Abstract

When dealing with maintenance in ships engine room, the space available around machinery and systems (clearance) plays an important role and may significantly affect the cost of the maintenance intervention. In a first part of a current research study Gualeni et al. (Ship Technol Res, 10.1080/09377255.2021.2020949, 2022), a quantitative relation between the maintenance costs increment due to the clearance reduction is determined, using a Bayesian approach to General Linear Model (GLM), with reference to a single item/component of a larger system Sánchez-Herguedas et al. (Reliability Eng Syst Saf 207: 107394, 2021). This paper represents the second part of the activity and it enforces a systemic view over the whole machinery or system Sanders and Klein (Proc Comput Sci 8:413–419, 2012). The aim is to identify not only the relation between maintenance costs and clearance reduction, but also how the clearance reductions of the single components/items interact and affect the whole system/machinery accessibility and maintainability, meant as relevant emerging properties.The system emerging properties are investigated through the design and application of a Hidden Markov Model Salvatier et al. (Peer J Comput Sci 2: e55, 2016); i.e., the system is modeled by a Markov process with unobservable states.

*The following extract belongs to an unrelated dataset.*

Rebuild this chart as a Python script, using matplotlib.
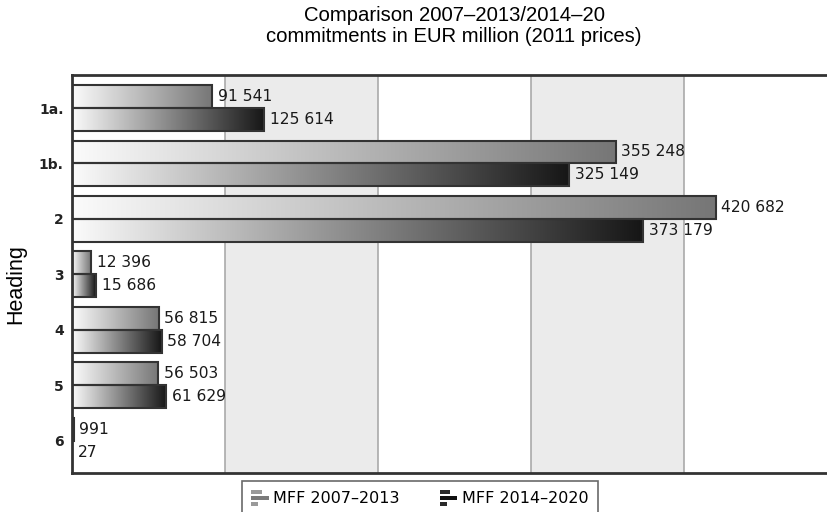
import numpy as np
import matplotlib
matplotlib.use("Agg")
import matplotlib.pyplot as plt
from matplotlib.colors import LinearSegmentedColormap
from matplotlib.legend_handler import HandlerBase
from matplotlib.patches import Rectangle, Patch

plt.rcParams["font.family"] = ["DejaVu Sans"]

categories = ["1a.", "1b.", "2", "3", "4", "5", "6"]
mff_2007_2013 = [91541, 355248, 420682, 12396, 56815, 56503, 991]
mff_2014_2020 = [125614, 325149, 373179, 15686, 58704, 61629, 27]
series_names = ["MFF 2007\u20132013", "MFF 2014\u20132020"]
title = "Comparison 2007\u20132013/2014\u201320\ncommitments in EUR million (2011 prices)"
ylabel = "Heading"

fig = plt.figure(figsize=(8.27, 5.12), dpi=100)
ax = fig.add_axes([72/827, 39/512, 1 - 72/827, (473-75)/512])

y = np.arange(len(categories))
h = 0.414
cmaps = [
    LinearSegmentedColormap.from_list("g1", ["#fbfbfb", "#767676"]),
    LinearSegmentedColormap.from_list("g2", ["#fbfbfb", "#161616"]),
]
grad = np.linspace(0, 1, 256).reshape(1, -1)

xmax = (827 - 72) / 153 * 100000

# background bands
for k in range(0, 5):
    if k % 2 == 1:
        ax.axvspan(k*100000, (k+1)*100000, color="#ebebeb", zorder=0, lw=0)
for k in range(1, 5):
    ax.axvline(k*100000, color="#aaaaaa", lw=1.2, zorder=0.5)

for si, (vals, off) in enumerate([(mff_2007_2013, -h/2), (mff_2014_2020, h/2)]):
    bars = ax.barh(y + off, vals, height=h, facecolor="none",
                   edgecolor="#333333", linewidth=1.5, zorder=3)
    for b, v in zip(bars, vals):
        x0, y0 = b.get_x(), b.get_y()
        w, hh = b.get_width(), b.get_height()
        im = ax.imshow(grad, cmap=cmaps[si], aspect="auto",
                       extent=(x0, x0 + max(w, 1), y0, y0 + hh),
                       zorder=2, interpolation="bilinear")
        im.set_clip_path(b)
        lab = f"{v:,}".replace(",", " ")
        ax.annotate(lab, (x0 + w, y0 + hh/2), xytext=(4, 0),
                    textcoords="offset points", va="center", ha="left",
                    fontsize=11.2, color="#1a1a1a", family="DejaVu Sans",
                    zorder=5)

ax.set_xlim(0, xmax)
ax.set_ylim(6.58, -0.595)
ax.set_yticks(y)
ax.set_yticklabels(categories, fontsize=10, fontweight="bold", color="#222222")
ax.set_xticks([])
ax.tick_params(axis="y", length=0, pad=6)
for s in ["left", "top", "bottom"]:
    ax.spines[s].set_linewidth(2)
    ax.spines[s].set_color("#333333")
ax.spines["right"].set_visible(False)

fig.text(454/827, 1 - 26/512, title, ha="center", va="center",
         fontsize=14.6, family="Liberation Sans", linespacing=1.1)
fig.text(16/827, 1 - 284/512, ylabel, ha="center", va="center",
         rotation=90, fontsize=15.5, family="Liberation Sans")


class BarsHandler(HandlerBase):
    def __init__(self, c1, c2, **kw):
        super().__init__(**kw)
        self.c1 = c1
        self.c2 = c2

    def create_artists(self, legend, orig_handle, xdescent, ydescent,
                       width, height, fontsize, trans):
        arts = []
        fr = [0.6, 1.0, 0.4]
        cols = [self.c1, self.c2, self.c1]
        bh = height / 3.9
        for i, f in enumerate(fr):
            yy = -ydescent + height - (i + 1) * bh - i * bh * 0.45
            r = Rectangle((-xdescent, yy), width * f, bh,
                          facecolor=cols[i], edgecolor="none",
                          transform=trans)
            arts.append(r)
        return arts


h1 = Patch(facecolor="#888888")
h2 = Patch(facecolor="#222222")
leg = fig.legend([h1, h2], series_names, loc="upper center",
                 bbox_to_anchor=(420/827, 1 - 481/512),
                 ncol=2, frameon=True, fancybox=False,
                 handler_map={h1: BarsHandler("#9a9a9a", "#7a7a7a"),
                              h2: BarsHandler("#2a2a2a", "#111111")},
                 prop={"family": "DejaVu Sans", "size": 11.5},
                 handlelength=1.1, handleheight=1.2, handletextpad=0.3,
                 columnspacing=2.5, borderpad=0.55, borderaxespad=0)
leg.get_frame().set_edgecolor("#444444")
leg.get_frame().set_linewidth(1.2)

fig.savefig("out.png", dpi=100)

The sequence of states is the maintainability of the system (which incorporates each one of the single components) while the evidence is the increase in cost of maintenance related to the space reduction.By predicting a sequence of states, it is therefore possible to predict the interactions between the system components clearances and determine how the emerging maintainability property is affected by the engine room design.